> Supplied material:

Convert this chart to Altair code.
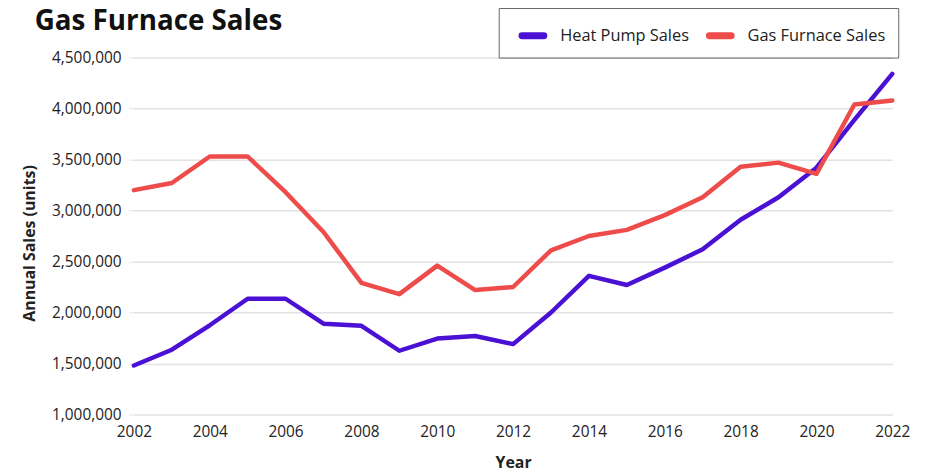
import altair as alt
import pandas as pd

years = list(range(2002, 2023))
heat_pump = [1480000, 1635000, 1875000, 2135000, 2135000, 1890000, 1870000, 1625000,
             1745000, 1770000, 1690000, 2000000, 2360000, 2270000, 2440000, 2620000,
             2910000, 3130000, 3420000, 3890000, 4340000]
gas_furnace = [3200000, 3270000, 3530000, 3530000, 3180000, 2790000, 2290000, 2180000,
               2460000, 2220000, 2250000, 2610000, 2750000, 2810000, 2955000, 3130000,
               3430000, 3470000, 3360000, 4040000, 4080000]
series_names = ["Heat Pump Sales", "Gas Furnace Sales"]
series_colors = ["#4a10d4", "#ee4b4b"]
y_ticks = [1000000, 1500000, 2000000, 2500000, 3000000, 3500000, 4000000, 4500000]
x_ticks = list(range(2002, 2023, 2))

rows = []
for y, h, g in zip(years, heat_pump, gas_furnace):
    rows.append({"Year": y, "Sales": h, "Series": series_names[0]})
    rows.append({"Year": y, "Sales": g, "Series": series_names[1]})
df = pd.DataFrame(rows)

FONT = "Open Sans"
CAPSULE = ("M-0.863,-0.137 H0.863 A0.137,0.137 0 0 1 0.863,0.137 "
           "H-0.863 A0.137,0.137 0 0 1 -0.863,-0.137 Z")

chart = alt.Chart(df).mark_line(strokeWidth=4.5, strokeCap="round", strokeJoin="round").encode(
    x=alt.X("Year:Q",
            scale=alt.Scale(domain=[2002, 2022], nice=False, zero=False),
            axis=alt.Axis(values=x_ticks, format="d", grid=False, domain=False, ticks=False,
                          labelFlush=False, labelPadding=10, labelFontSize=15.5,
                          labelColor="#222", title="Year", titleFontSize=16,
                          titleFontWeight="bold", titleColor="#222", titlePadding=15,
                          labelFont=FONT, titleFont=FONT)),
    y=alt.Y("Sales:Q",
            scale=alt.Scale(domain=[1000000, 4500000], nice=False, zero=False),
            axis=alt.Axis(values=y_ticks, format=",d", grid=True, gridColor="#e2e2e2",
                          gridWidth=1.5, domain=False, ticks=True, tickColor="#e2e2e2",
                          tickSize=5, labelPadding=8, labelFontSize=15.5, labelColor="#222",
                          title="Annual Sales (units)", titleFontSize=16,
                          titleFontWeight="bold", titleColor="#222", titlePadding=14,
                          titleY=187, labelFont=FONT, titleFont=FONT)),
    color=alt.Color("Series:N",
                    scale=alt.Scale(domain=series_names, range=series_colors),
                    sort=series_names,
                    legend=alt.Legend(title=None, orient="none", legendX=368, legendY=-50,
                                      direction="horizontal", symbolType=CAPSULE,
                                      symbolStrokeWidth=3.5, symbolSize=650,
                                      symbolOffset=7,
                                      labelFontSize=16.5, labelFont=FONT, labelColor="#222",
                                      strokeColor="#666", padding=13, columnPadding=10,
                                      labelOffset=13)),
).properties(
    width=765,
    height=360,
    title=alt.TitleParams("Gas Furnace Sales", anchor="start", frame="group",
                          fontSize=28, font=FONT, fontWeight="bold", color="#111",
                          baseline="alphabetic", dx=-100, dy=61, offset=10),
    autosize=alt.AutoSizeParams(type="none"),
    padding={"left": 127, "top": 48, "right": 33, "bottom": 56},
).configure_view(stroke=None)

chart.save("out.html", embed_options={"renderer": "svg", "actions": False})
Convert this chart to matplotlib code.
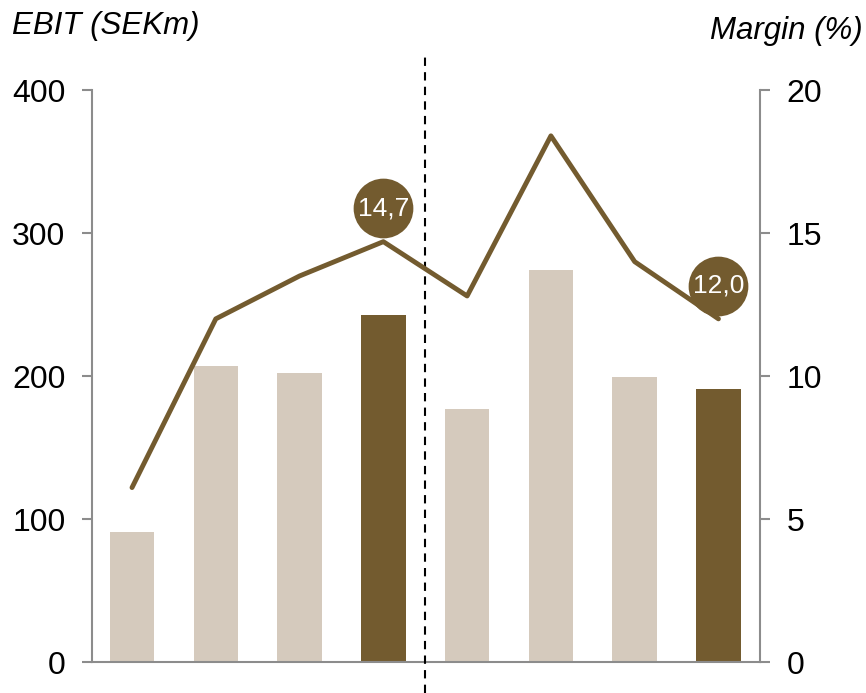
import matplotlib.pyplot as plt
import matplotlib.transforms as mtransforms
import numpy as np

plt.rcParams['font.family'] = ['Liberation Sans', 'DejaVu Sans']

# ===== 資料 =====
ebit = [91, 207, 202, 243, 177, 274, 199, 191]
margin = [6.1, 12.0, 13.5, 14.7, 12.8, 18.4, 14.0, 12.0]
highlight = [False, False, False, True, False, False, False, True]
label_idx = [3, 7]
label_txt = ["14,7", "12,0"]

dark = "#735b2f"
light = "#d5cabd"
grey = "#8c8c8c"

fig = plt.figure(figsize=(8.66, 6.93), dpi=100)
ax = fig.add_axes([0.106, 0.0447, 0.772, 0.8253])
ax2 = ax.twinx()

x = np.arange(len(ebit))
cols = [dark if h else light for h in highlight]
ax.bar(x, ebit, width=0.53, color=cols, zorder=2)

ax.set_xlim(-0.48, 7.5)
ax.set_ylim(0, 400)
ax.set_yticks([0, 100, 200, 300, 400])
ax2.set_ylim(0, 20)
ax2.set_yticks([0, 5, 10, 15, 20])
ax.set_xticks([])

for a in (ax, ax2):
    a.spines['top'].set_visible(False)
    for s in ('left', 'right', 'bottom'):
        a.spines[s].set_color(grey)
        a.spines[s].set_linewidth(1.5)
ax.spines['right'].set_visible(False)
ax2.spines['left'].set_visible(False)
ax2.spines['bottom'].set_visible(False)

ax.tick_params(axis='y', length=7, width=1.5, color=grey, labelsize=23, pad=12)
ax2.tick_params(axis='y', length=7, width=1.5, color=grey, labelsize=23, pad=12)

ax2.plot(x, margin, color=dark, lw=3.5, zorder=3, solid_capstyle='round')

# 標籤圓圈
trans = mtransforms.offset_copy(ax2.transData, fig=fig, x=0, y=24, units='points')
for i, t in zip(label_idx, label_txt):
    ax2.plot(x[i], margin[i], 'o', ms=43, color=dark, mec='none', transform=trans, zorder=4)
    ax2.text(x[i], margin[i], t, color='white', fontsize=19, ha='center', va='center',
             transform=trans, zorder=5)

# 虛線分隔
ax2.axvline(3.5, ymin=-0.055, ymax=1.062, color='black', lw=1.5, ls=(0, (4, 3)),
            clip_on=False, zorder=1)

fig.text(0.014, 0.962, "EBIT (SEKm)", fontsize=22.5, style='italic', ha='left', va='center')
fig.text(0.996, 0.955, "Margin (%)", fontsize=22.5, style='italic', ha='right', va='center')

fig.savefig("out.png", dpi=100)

> Instructions for the task:
Search the lines for the string "this" and copy every line that has it.

> Exercise answer:
Convert this chart to Altair code.
Convert this chart to matplotlib code.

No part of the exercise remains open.